Stated goal - Leave out the pictures and repeat everything else in the records exactly.

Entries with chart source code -
— begin —

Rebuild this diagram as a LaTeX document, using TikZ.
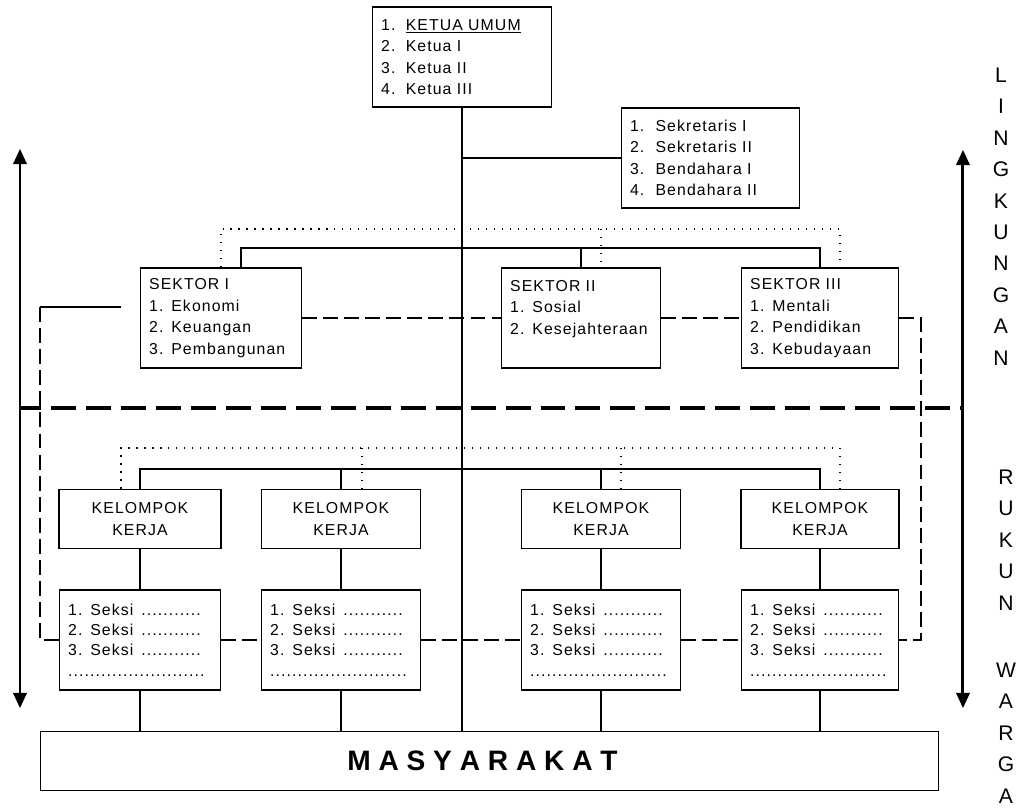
\documentclass[tikz,border=0pt]{standalone}
\usepackage{fontspec}
\setmainfont{Liberation Sans}
\newfontfamily\orgfont[LetterSpace=7]{Liberation Sans}
\usepackage{tikz}

\begin{document}
\begin{tikzpicture}[scale=0.2,
  listbox/.style={draw, line width=0.6pt, inner xsep=4.8pt, minimum height=56.9pt, align=left, text width=#1, font=\orgfont\fontsize{9}{12.2}\selectfont},
  kkbox/.style={draw, line width=0.6pt, minimum height=34.1pt, minimum width=#1, align=center, font=\orgfont\fontsize{9}{12.4}\selectfont},
  link/.style={line width=0.6pt},
  linkdash/.style={line width=0.6pt, dash pattern=on 8.5pt off 3.5pt},
  linkdot/.style={line width=0.6pt, dash pattern=on 0.6pt off 3.95pt},
  border/.style={line width=2.8pt, dash pattern=on 14.2pt off 5.7pt, dash phase=2.3pt},
  bigarrow/.style={line width=1.7pt, shorten <=5pt, shorten >=5pt}]
\useasboundingbox (0,0) rectangle (102.7,-80.9);
\node [listbox=92pt] (ketua) at (46.2,-5.7) {\makebox[14pt][l]{1.}\underline{KETUA UMUM}\\\makebox[14pt][l]{2.}Ketua I\\\makebox[14pt][l]{3.}Ketua II\\\makebox[14pt][l]{4.}Ketua III};
\node [listbox=91.5pt] (sekr) at (71.05,-15.8) {\makebox[14.5pt][l]{1.}Sekretaris I\\\makebox[14.5pt][l]{2.}Sekretaris II\\\makebox[14.5pt][l]{3.}Bendahara I\\\makebox[14.5pt][l]{4.}Bendahara II};
\node [listbox=81.8pt] (s1) at (22.1,-31.8) {SEKTOR I\\1. Ekonomi\\2. Keuangan\\3. Pembangunan};
\node [listbox=80.6pt] (s2) at (58.1,-31.8) {SEKTOR II\\1. Sosial\\2. Kesejahteraan\\\mbox{}};
\node [listbox=79.5pt] (s3) at (82.0,-31.8) {SEKTOR III\\1. Mentali\\2. Pendidikan\\3. Kebudayaan};
\node [kkbox=92.2pt] (k1) at (14.0,-51.9) {KELOMPOK\\KERJA};
\node [kkbox=91pt] (k2) at (34.1,-51.9) {KELOMPOK\\KERJA};
\node [kkbox=91pt] (k3) at (60.1,-51.9) {KELOMPOK\\KERJA};
\node [kkbox=89.9pt] (k4) at (82.0,-51.9) {KELOMPOK\\KERJA};
\node [listbox=81.8pt, font=\orgfont\fontsize{9}{11.6}\selectfont] (q1) at (14.0,-64.0) {1. Seksi \,...........\\2. Seksi \,...........\\3. Seksi \,...........\\.........................};
\node [listbox=80.6pt, font=\orgfont\fontsize{9}{11.6}\selectfont] (q2) at (34.1,-64.0) {1. Seksi \,...........\\2. Seksi \,...........\\3. Seksi \,...........\\.........................};
\node [listbox=80.6pt, font=\orgfont\fontsize{9}{11.6}\selectfont] (q3) at (60.1,-64.0) {1. Seksi \,...........\\2. Seksi \,...........\\3. Seksi \,...........\\.........................};
\node [listbox=79.5pt, font=\orgfont\fontsize{9}{11.6}\selectfont] (q4) at (82.0,-64.0) {1. Seksi \,...........\\2. Seksi \,...........\\3. Seksi \,...........\\.........................};
\node [draw, line width=0.6pt, minimum width=511.5pt, minimum height=34.1pt, font=\bfseries\fontsize{16}{16}\selectfont] (masy) at (48.95,-76.1) {M A S Y A R A K A T\hspace*{8pt}};
\node [align=center, font=\fontsize{12}{17.9}\selectfont] (lingkungan) at (100.1,-21.65) {L\\I\\N\\G\\K\\U\\N\\G\\A\\N};
\node [align=center, font=\fontsize{12}{17.9}\selectfont] (rukunwarga) at (100.6,-63.65) {R\\U\\K\\U\\N\\[20.2pt]W\\A\\R\\G\\A};
\draw [link] (ketua.south) -- (ketua.south |- masy.north);
\draw [link] (sekr.west -| ketua.south) -- (sekr.west);
\coordinate (sbus) at (24.1,-24.8);
\draw [link] (sbus |- s1.north) -- (sbus) -| (s3.north);
\draw [link] (s2.north) -- (s2.north |- sbus);
\coordinate (sdot2) at (60.1,-22.9);
\coordinate (sdot3) at (84.0,-22.9);
\draw [linkdot] (s1.north) |- (sdot3) -- (sdot3 |- s3.north);
\draw [linkdot] (sdot2) -- (sdot2 |- s2.north);
\draw [linkdash] (s1.east) -- (s2.west);
\draw [linkdash] (s2.east) -- (s3.west);
\coordinate (lcorner) at (4.0,-30.7);
\coordinate (lend) at (12.1,-30.7);
\draw [link] (lcorner) -- (lend);
\draw [linkdash] (lcorner) |- (q1.west);
\coordinate (rcorner) at (92.1,-31.8);
\draw [linkdash] (s3.east) -- (rcorner) |- (q4.east);
\coordinate (kbus) at (0,-46.9);
\draw [link] (k1.north) |- (kbus -| k4.north) -- (k4.north);
\draw [link] (k2.north) -- (k2.north |- kbus);
\draw [link] (k3.north) -- (k3.north |- kbus);
\coordinate (kdot1) at (12.1,-44.8);
\coordinate (kdot2) at (36.2,-44.8);
\coordinate (kdot3) at (62.1,-44.8);
\coordinate (kdot4) at (84.0,-44.8);
\draw [linkdot] (kdot1 |- k1.north) -- (kdot1) -- (kdot4) -- (kdot4 |- k4.north);
\draw [linkdot] (kdot2) -- (kdot2 |- k2.north);
\draw [linkdot] (kdot3) -- (kdot3 |- k3.north);
\draw [link] (k1.south) -- (q1.north);
\draw [link] (k2.south) -- (q2.north);
\draw [link] (k3.south) -- (q3.north);
\draw [link] (k4.south) -- (q4.north);
\draw [link] (q1.south) -- (q1.south |- masy.north);
\draw [link] (q2.south) -- (q2.south |- masy.north);
\draw [link] (q3.south) -- (q3.south |- masy.north);
\draw [link] (q4.south) -- (q4.south |- masy.north);
\draw [linkdash] (q1.east) -- (q2.west);
\draw [linkdash] (q2.east) -- (q3.west);
\draw [linkdash] (q3.east) -- (q4.west);
\coordinate (ltop) at (2.0,-14.9);
\coordinate (lbot) at (2.0,-70.8);
\coordinate (rtop) at (96.3,-15.0);
\coordinate (rbot) at (96.3,-70.8);
\draw [border] (ltop |- 0,-40.8) -- (rtop |- 0,-40.8);
\draw [bigarrow] (ltop) -- (lbot);
\fill (ltop) -- ++(-0.7,-1.5) -- ++(1.4,0) -- cycle;
\fill (lbot) -- ++(-0.7,1.5) -- ++(1.4,0) -- cycle;
\draw [bigarrow] (rtop) -- (rbot);
\fill (rtop) -- ++(-0.7,-1.5) -- ++(1.4,0) -- cycle;
\fill (rbot) -- ++(-0.7,1.5) -- ++(1.4,0) -- cycle;
\end{tikzpicture}
\end{document}
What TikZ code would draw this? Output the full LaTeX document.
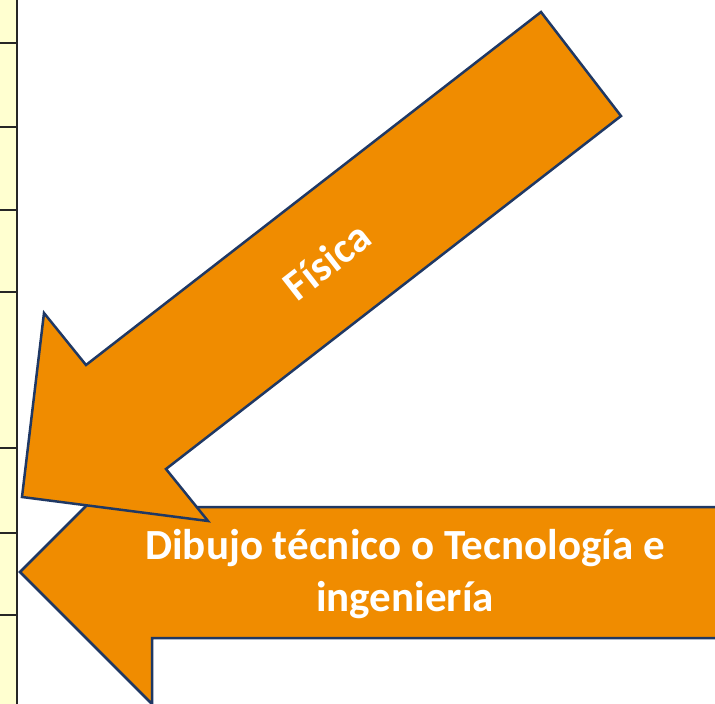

— end —

Full response -
Rebuild this diagram as a LaTeX document, using TikZ.
\documentclass[tikz,border=0pt]{standalone}
\usepackage{fontspec}
\setmainfont{Liberation Sans}
\newfontfamily\orgfont[LetterSpace=7]{Liberation Sans}
\usepackage{tikz}

\begin{document}
\begin{tikzpicture}[scale=0.2,
  listbox/.style={draw, line width=0.6pt, inner xsep=4.8pt, minimum height=56.9pt, align=left, text width=#1, font=\orgfont\fontsize{9}{12.2}\selectfont},
  kkbox/.style={draw, line width=0.6pt, minimum height=34.1pt, minimum width=#1, align=center, font=\orgfont\fontsize{9}{12.4}\selectfont},
  link/.style={line width=0.6pt},
  linkdash/.style={line width=0.6pt, dash pattern=on 8.5pt off 3.5pt},
  linkdot/.style={line width=0.6pt, dash pattern=on 0.6pt off 3.95pt},
  border/.style={line width=2.8pt, dash pattern=on 14.2pt off 5.7pt, dash phase=2.3pt},
  bigarrow/.style={line width=1.7pt, shorten <=5pt, shorten >=5pt}]
\useasboundingbox (0,0) rectangle (102.7,-80.9);
\node [listbox=92pt] (ketua) at (46.2,-5.7) {\makebox[14pt][l]{1.}\underline{KETUA UMUM}\\\makebox[14pt][l]{2.}Ketua I\\\makebox[14pt][l]{3.}Ketua II\\\makebox[14pt][l]{4.}Ketua III};
\node [listbox=91.5pt] (sekr) at (71.05,-15.8) {\makebox[14.5pt][l]{1.}Sekretaris I\\\makebox[14.5pt][l]{2.}Sekretaris II\\\makebox[14.5pt][l]{3.}Bendahara I\\\makebox[14.5pt][l]{4.}Bendahara II};
\node [listbox=81.8pt] (s1) at (22.1,-31.8) {SEKTOR I\\1. Ekonomi\\2. Keuangan\\3. Pembangunan};
\node [listbox=80.6pt] (s2) at (58.1,-31.8) {SEKTOR II\\1. Sosial\\2. Kesejahteraan\\\mbox{}};
\node [listbox=79.5pt] (s3) at (82.0,-31.8) {SEKTOR III\\1. Mentali\\2. Pendidikan\\3. Kebudayaan};
\node [kkbox=92.2pt] (k1) at (14.0,-51.9) {KELOMPOK\\KERJA};
\node [kkbox=91pt] (k2) at (34.1,-51.9) {KELOMPOK\\KERJA};
\node [kkbox=91pt] (k3) at (60.1,-51.9) {KELOMPOK\\KERJA};
\node [kkbox=89.9pt] (k4) at (82.0,-51.9) {KELOMPOK\\KERJA};
\node [listbox=81.8pt, font=\orgfont\fontsize{9}{11.6}\selectfont] (q1) at (14.0,-64.0) {1. Seksi \,...........\\2. Seksi \,...........\\3. Seksi \,...........\\.........................};
\node [listbox=80.6pt, font=\orgfont\fontsize{9}{11.6}\selectfont] (q2) at (34.1,-64.0) {1. Seksi \,...........\\2. Seksi \,...........\\3. Seksi \,...........\\.........................};
\node [listbox=80.6pt, font=\orgfont\fontsize{9}{11.6}\selectfont] (q3) at (60.1,-64.0) {1. Seksi \,...........\\2. Seksi \,...........\\3. Seksi \,...........\\.........................};
\node [listbox=79.5pt, font=\orgfont\fontsize{9}{11.6}\selectfont] (q4) at (82.0,-64.0) {1. Seksi \,...........\\2. Seksi \,...........\\3. Seksi \,...........\\.........................};
\node [draw, line width=0.6pt, minimum width=511.5pt, minimum height=34.1pt, font=\bfseries\fontsize{16}{16}\selectfont] (masy) at (48.95,-76.1) {M A S Y A R A K A T\hspace*{8pt}};
\node [align=center, font=\fontsize{12}{17.9}\selectfont] (lingkungan) at (100.1,-21.65) {L\\I\\N\\G\\K\\U\\N\\G\\A\\N};
\node [align=center, font=\fontsize{12}{17.9}\selectfont] (rukunwarga) at (100.6,-63.65) {R\\U\\K\\U\\N\\[20.2pt]W\\A\\R\\G\\A};
\draw [link] (ketua.south) -- (ketua.south |- masy.north);
\draw [link] (sekr.west -| ketua.south) -- (sekr.west);
\coordinate (sbus) at (24.1,-24.8);
\draw [link] (sbus |- s1.north) -- (sbus) -| (s3.north);
\draw [link] (s2.north) -- (s2.north |- sbus);
\coordinate (sdot2) at (60.1,-22.9);
\coordinate (sdot3) at (84.0,-22.9);
\draw [linkdot] (s1.north) |- (sdot3) -- (sdot3 |- s3.north);
\draw [linkdot] (sdot2) -- (sdot2 |- s2.north);
\draw [linkdash] (s1.east) -- (s2.west);
\draw [linkdash] (s2.east) -- (s3.west);
\coordinate (lcorner) at (4.0,-30.7);
\coordinate (lend) at (12.1,-30.7);
\draw [link] (lcorner) -- (lend);
\draw [linkdash] (lcorner) |- (q1.west);
\coordinate (rcorner) at (92.1,-31.8);
\draw [linkdash] (s3.east) -- (rcorner) |- (q4.east);
\coordinate (kbus) at (0,-46.9);
\draw [link] (k1.north) |- (kbus -| k4.north) -- (k4.north);
\draw [link] (k2.north) -- (k2.north |- kbus);
\draw [link] (k3.north) -- (k3.north |- kbus);
\coordinate (kdot1) at (12.1,-44.8);
\coordinate (kdot2) at (36.2,-44.8);
\coordinate (kdot3) at (62.1,-44.8);
\coordinate (kdot4) at (84.0,-44.8);
\draw [linkdot] (kdot1 |- k1.north) -- (kdot1) -- (kdot4) -- (kdot4 |- k4.north);
\draw [linkdot] (kdot2) -- (kdot2 |- k2.north);
\draw [linkdot] (kdot3) -- (kdot3 |- k3.north);
\draw [link] (k1.south) -- (q1.north);
\draw [link] (k2.south) -- (q2.north);
\draw [link] (k3.south) -- (q3.north);
\draw [link] (k4.south) -- (q4.north);
\draw [link] (q1.south) -- (q1.south |- masy.north);
\draw [link] (q2.south) -- (q2.south |- masy.north);
\draw [link] (q3.south) -- (q3.south |- masy.north);
\draw [link] (q4.south) -- (q4.south |- masy.north);
\draw [linkdash] (q1.east) -- (q2.west);
\draw [linkdash] (q2.east) -- (q3.west);
\draw [linkdash] (q3.east) -- (q4.west);
\coordinate (ltop) at (2.0,-14.9);
\coordinate (lbot) at (2.0,-70.8);
\coordinate (rtop) at (96.3,-15.0);
\coordinate (rbot) at (96.3,-70.8);
\draw [border] (ltop |- 0,-40.8) -- (rtop |- 0,-40.8);
\draw [bigarrow] (ltop) -- (lbot);
\fill (ltop) -- ++(-0.7,-1.5) -- ++(1.4,0) -- cycle;
\fill (lbot) -- ++(-0.7,1.5) -- ++(1.4,0) -- cycle;
\draw [bigarrow] (rtop) -- (rbot);
\fill (rtop) -- ++(-0.7,-1.5) -- ++(1.4,0) -- cycle;
\fill (rbot) -- ++(-0.7,1.5) -- ++(1.4,0) -- cycle;
\end{tikzpicture}
\end{document}
What TikZ code would draw this? Output the full LaTeX document.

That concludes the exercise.